Not surprisingly, the Hawthorne Brooke teachers, students and parents were terrified. They knew the person who was sending the threats “had to be” local because he knew so much about the students. They assumed he was a Hawthorne Brooke eighth-grader; Hunold encouraged this by identifying himself as a particular eighth-grader, who was harassed because of that.
Parents whose children were on the “hit list” didn’t know what to do – whether to send the children to school or keep them at home. Police brought in bomb-sniffing dogs to patrol the hallways and classrooms of the school. Teachers searched student bags and other possessions, and some parents considered arming themselves to protect their children and themselves.
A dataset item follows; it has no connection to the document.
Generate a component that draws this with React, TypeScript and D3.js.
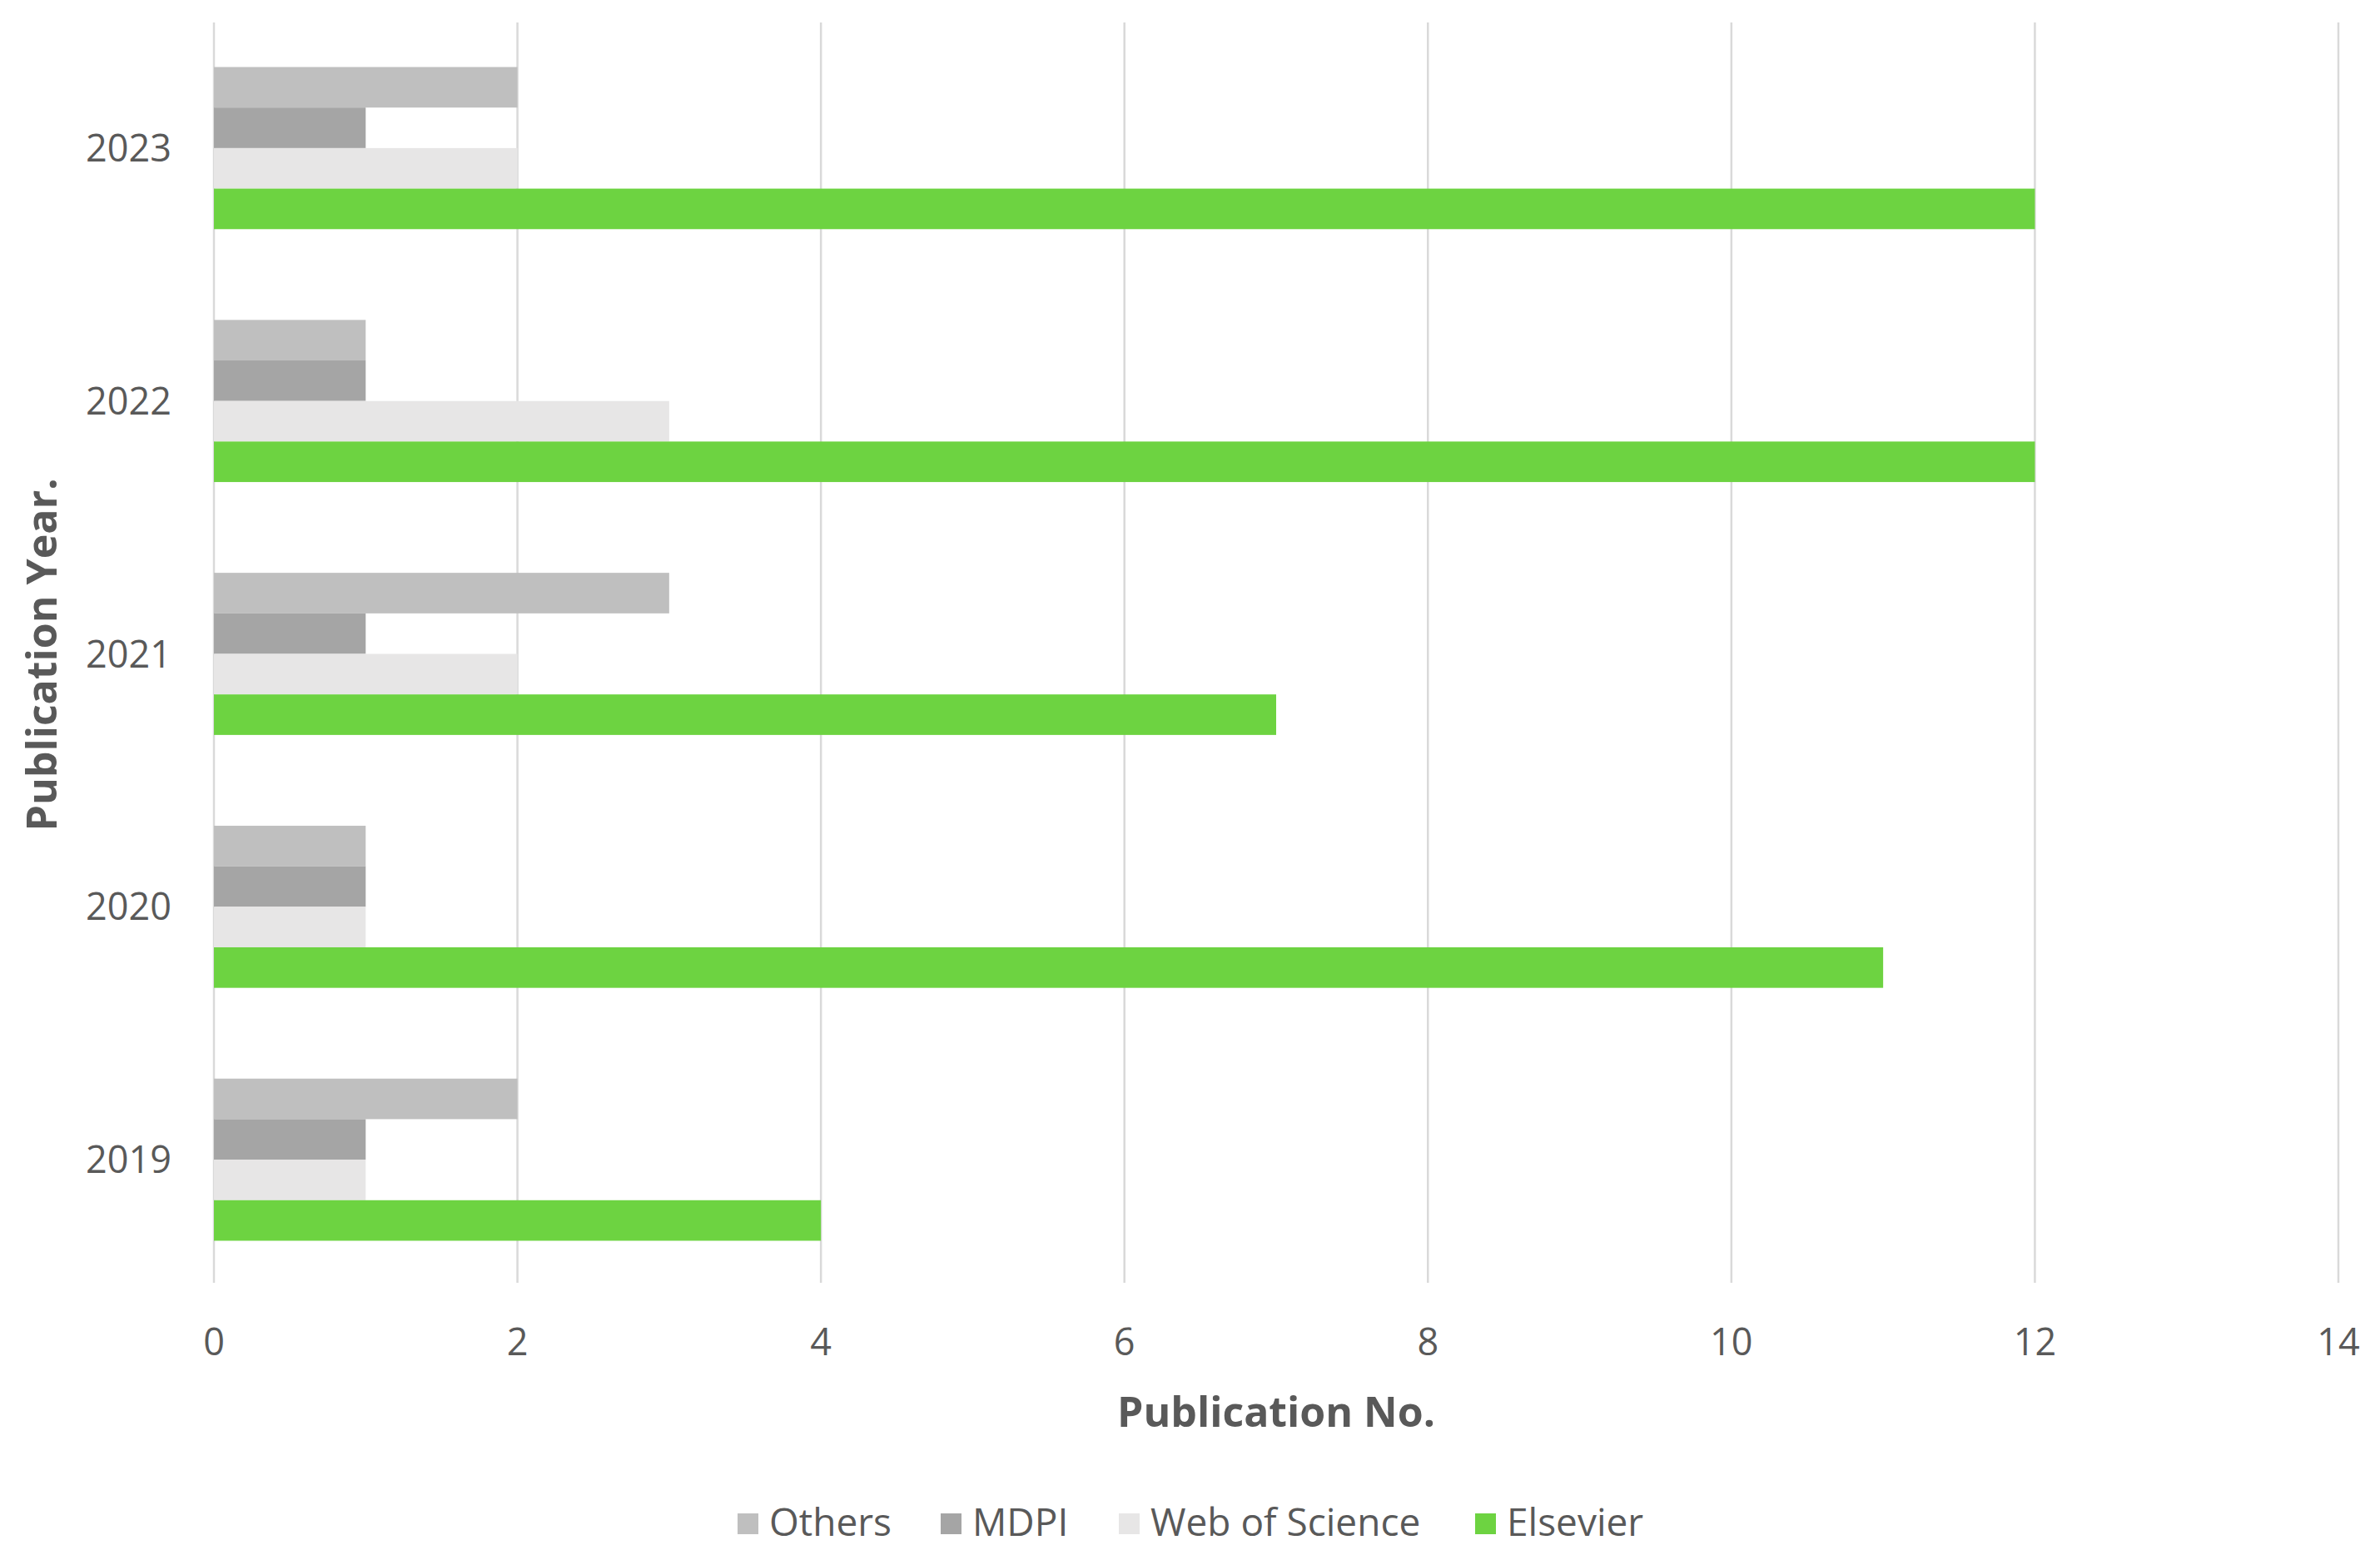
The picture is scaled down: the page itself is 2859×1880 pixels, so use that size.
import React from "react";
import * as d3 from "d3";

const years = ["2023", "2022", "2021", "2020", "2019"];
const seriesNames = ["Others", "MDPI", "Web of Science", "Elsevier"];
const others = [2, 1, 3, 1, 2];
const mdpi = [1, 1, 1, 1, 1];
const wos = [2, 3, 2, 1, 1];
const elsevier = [12, 12, 7, 11, 4];
const xTicks = [0, 2, 4, 6, 8, 10, 12, 14];
const colors = ["#bfbfbf", "#a5a5a5", "#e7e6e6", "#6dd341"];

const W = 2859;
const H = 1880;
const FONT = "'Open Sans', sans-serif";

export default function App() {
  const seriesValues = [others, mdpi, wos, elsevier];
  const x = d3.scaleLinear().domain([0, 14]).range([257, 2809]);
  const y0 = d3.scaleBand<string>().domain(years).range([26, 1545]).padding(0);
  const y1 = d3
    .scaleBand<string>()
    .domain(seriesNames)
    .range([0, y0.step()])
    .paddingInner(0)
    .paddingOuter(1.12);

  const legendX = [886, 1130, 1344, 1772];

  return (
    <svg
      width={W}
      height={H}
      style={{ position: "absolute", left: 0, top: 0, background: "#fff" }}
      fontFamily={FONT}
    >
      <rect x={0} y={0} width={W} height={H} fill="#fff" />
      {xTicks.map((t) => (
        <line
          key={"g" + t}
          x1={x(t)}
          x2={x(t)}
          y1={27}
          y2={1541}
          stroke="#d9d9d9"
          strokeWidth={2.5}
        />
      ))}
      {years.map((yr, i) => (
        <g key={yr} transform={`translate(0,${y0(yr)})`}>
          {seriesNames.map((s, j) => (
            <rect
              key={s}
              x={x(0)}
              y={y1(s)}
              width={x(seriesValues[j][i]) - x(0)}
              height={y1.bandwidth()}
              fill={colors[j]}
            />
          ))}
          <text
            x={206}
            y={y0.bandwidth() / 2}
            dy="0.36em"
            textAnchor="end"
            fontSize={45}
            fill="#595959"
          >
            {yr}
          </text>
        </g>
      ))}
      {xTicks.map((t) => (
        <text
          key={"t" + t}
          x={x(t)}
          y={1628}
          textAnchor="middle"
          fontSize={45}
          fill="#595959"
        >
          {t}
        </text>
      ))}
      <text
        x={(x(0) + x(14)) / 2}
        y={1714}
        textAnchor="middle"
        fontSize={50}
        fontWeight="bold"
        fill="#595959"
      >
        Publication No.
      </text>
      <text
        transform={`translate(68,${(27 + 1546) / 2}) rotate(-90)`}
        textAnchor="middle"
        fontSize={50}
        fontWeight="bold"
        fill="#595959"
      >
        Publication Year.
      </text>
      {seriesNames.map((s, j) => (
        <g key={"l" + s}>
          <rect x={legendX[j]} y={1818} width={25} height={25} fill={colors[j]} />
          <text x={legendX[j] + 38} y={1845} fontSize={46} fill="#595959">
            {s}
          </text>
        </g>
      ))}
    </svg>
  );
}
The Massachusetts State Police traced some of the mysterious person’s Internet activity to Missouri. At first they assumed the person was in Townsend and was routing his messages through Missouri, but they rather quickly figured out that the person was in Missouri. (Kurtz, The “Stalker” Who Stayed at Home). Massachusetts and Missouri officers collaborated in searching Hunold’s computer and interviewing him; he readily confessed to what he had done.
In October, 2000, Hunold pled guilty in Missouri to three felony counts of attempted promotion of child pornography and one misdemeanor count of harassment. (Similar charges were filed in Massachusetts but dismissed on the grounds that Massachusetts law did not criminalize the use of computer technology to distribute child pornography.) He was sentenced to 15 years in prison and served 120 days.
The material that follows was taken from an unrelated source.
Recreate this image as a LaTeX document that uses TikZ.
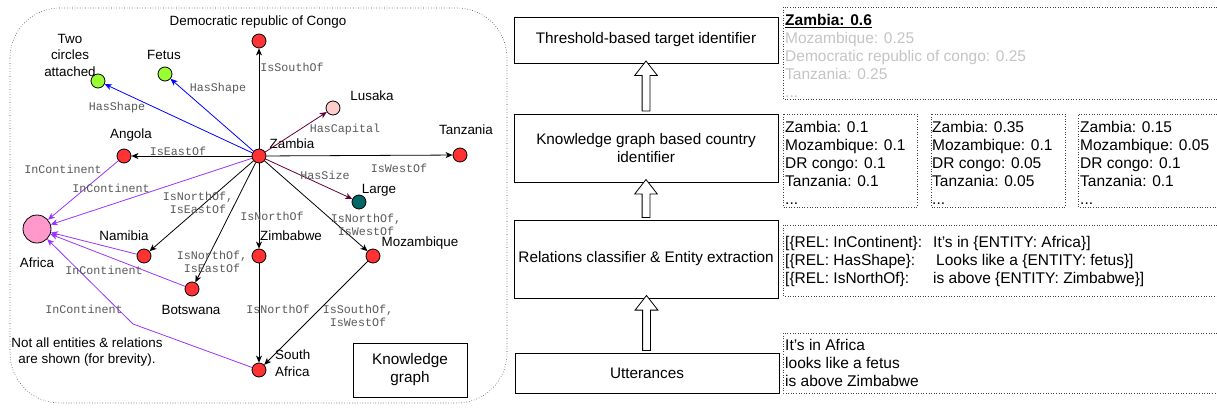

For some reason, the Hunold case reminds me of the Twilight Zone episode “The Monsters Are Due on Maple Street.” In that episode, space aliens (who look a lot like humans) manipulate electricity and a few other things to create paranoia in the good citizens of a pleasant suburb. The locals decide aliens are among them and turn on each other. As one source puts it, “total madness breaks out.”
It reminds me of that Twilight Zone episode because there really was no danger to the students or anyone else in Townsend, but Hunold was able to make everyone believe there was. My sense, from speaking to people familiar with the case, is that a little bit of the Twilight Zone episode began to happen in that no one knew who to trust. The mysterious person sending the threats might have been one of the students, might have been a teacher, might have been a staff person . . . might have been anyone. Hunold’s activities are a great example of how someone can use online imposture to break down the trust we assume, and rely on, in our everyday lives.
What I find most chilling about the Hunold episode is not what happened in Townsend, but what might have happened after. When police searched Hunold’s computer, they found evidence that led them to believe he was planning to do the same thing to a school in Georgia. I suspect he would have done an even better job of cultivating paranoia and inculcating terror the second (or third?) time around. What he did in Townsend seems to have been pretty much an accident, something that evolved as he developed an online relationship with the eighth-graders, whom he sought to control. The next time his efforts would have been more calculated and therefore, I think, even more devastating.
In terms of today’s law, Hunold could also have been charged with cyberstalking, which basically means someone used computer technology to engage in a course of conduct that inflicted serious (or substantial) emotional distress on another person. It can also encompass threatening someone with death or serious bodily injury. So I see no reason why Hunold could not have been charged with stalking, at least under current law. What I see as interesting is that he did not merely stalk. He played with the lives of people in Townsend just as the fictive Twilight Zone aliens played with the people in that suburb. Somehow, that seems more than stalking.